大西洋の海洋循環システム崩壊の恐れ

地球規模の温暖化で大西洋の海水循環システムが想定よりも早く崩壊に向かう可能性があるとオランダの研究チームが科学誌に発表しました。

大西洋にはAMOCと呼ばれる地球規模の海水循環システムがあり、メキシコ湾流もその一部です。

AMOCによってヨーロッパでは高い緯度の場所でも温暖な気候が保たれるなど、北半球の気候に大きな影響を与えています。

ところが、温暖化などで氷河など陸の氷が溶けて海水の塩分が薄まるとAMOCの循環が崩壊する恐れのあることが近年、科学者らの研究で明らかになりました。

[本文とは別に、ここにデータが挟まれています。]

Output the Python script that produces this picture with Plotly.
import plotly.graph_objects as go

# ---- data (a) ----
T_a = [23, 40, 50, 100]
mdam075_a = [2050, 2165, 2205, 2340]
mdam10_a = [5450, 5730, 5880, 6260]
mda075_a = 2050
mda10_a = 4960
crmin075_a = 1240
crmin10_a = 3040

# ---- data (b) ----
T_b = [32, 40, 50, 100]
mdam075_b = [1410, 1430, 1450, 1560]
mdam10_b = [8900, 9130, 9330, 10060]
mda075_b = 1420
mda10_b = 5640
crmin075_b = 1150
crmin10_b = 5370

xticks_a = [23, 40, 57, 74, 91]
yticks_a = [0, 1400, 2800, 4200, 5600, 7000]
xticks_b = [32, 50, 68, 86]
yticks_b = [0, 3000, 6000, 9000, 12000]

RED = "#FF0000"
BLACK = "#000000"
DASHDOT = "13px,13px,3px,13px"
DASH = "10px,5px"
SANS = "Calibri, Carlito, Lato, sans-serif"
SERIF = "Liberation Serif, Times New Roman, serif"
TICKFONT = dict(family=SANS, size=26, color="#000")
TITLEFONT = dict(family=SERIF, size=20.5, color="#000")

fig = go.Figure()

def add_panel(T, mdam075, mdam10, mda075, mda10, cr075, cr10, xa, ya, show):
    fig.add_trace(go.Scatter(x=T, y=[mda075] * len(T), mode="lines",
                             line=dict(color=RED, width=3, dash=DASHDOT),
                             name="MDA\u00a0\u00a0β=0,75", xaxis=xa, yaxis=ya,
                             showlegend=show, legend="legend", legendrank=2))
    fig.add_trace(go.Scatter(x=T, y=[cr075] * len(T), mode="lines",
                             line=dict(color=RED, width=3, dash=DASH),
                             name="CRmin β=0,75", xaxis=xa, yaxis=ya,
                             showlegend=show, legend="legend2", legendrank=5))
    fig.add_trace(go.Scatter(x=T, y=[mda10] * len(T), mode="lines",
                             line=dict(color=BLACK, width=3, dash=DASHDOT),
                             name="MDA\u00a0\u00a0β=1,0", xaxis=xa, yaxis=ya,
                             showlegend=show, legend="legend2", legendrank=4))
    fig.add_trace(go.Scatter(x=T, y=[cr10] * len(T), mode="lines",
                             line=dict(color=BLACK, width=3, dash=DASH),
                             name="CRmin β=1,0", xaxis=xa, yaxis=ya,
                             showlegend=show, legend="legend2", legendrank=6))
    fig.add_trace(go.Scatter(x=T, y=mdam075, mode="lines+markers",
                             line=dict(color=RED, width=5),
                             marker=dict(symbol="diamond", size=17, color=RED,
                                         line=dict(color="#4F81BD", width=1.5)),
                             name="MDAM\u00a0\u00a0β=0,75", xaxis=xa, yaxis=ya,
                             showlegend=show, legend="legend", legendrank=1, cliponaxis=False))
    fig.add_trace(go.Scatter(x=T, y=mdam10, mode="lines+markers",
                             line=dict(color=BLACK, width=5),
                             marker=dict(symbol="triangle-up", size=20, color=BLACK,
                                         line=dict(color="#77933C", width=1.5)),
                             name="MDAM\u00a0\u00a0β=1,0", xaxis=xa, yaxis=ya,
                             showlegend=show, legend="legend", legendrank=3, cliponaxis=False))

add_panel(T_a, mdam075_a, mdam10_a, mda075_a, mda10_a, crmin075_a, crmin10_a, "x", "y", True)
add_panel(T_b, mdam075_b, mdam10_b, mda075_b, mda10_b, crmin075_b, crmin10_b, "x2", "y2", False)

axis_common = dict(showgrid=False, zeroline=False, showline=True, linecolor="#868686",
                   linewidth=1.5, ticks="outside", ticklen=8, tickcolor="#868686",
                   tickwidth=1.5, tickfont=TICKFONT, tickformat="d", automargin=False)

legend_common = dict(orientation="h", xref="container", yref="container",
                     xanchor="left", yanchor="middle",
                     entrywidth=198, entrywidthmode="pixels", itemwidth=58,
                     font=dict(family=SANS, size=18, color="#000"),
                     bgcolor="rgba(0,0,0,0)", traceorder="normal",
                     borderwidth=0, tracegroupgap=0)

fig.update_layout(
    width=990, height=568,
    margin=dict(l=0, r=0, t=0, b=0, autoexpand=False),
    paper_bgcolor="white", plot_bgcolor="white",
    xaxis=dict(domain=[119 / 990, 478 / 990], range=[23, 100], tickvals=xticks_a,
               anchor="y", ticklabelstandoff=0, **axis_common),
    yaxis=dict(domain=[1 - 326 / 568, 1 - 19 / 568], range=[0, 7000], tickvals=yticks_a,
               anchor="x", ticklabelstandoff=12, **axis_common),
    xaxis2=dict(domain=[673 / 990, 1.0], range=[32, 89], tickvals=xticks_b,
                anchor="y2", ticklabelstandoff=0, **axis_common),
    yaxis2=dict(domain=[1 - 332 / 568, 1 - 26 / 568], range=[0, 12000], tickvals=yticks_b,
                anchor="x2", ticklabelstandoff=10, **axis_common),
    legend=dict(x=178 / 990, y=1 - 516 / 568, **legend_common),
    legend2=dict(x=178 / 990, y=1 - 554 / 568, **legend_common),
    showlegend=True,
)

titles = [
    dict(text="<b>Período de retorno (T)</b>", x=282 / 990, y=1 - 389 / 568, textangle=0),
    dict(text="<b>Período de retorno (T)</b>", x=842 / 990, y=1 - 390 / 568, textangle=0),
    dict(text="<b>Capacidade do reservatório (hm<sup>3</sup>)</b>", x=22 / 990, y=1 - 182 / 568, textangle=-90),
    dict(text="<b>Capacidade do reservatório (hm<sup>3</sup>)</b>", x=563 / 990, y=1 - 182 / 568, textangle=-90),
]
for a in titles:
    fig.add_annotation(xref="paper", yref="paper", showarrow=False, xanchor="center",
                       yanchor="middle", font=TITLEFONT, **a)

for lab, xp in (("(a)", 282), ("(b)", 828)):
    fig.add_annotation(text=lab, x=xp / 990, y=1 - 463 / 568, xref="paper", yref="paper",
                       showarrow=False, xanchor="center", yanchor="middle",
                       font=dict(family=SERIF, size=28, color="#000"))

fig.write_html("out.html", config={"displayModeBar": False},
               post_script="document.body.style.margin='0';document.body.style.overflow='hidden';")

科学誌「サイエンス・アドバンス」は9日、オランダ・ユトレヒト大学のベステン教授らがAMOC崩壊を早期にキャッチする方法を発見し、すでに崩壊の兆候が現れているとした研究結果を掲載しました。

AMOCが崩壊した場合、ノルウェーのベルゲンでは2月の平均気温が100年間で30度下がるなどヨーロッパ北西部の気温が急降下するほか、地球規模で海面が1メートル上昇する可能性があるなど甚大な影響を及ぼす恐れがあります。

IPCC(気候変動に関する政府間パネル)は2022年の報告書でAMOCは21世紀後半に減速すると予測していますが、デンマークの研究者は去年、科学誌でAMOCは2025年から2095年のある時点で崩壊するだろうと予測しています。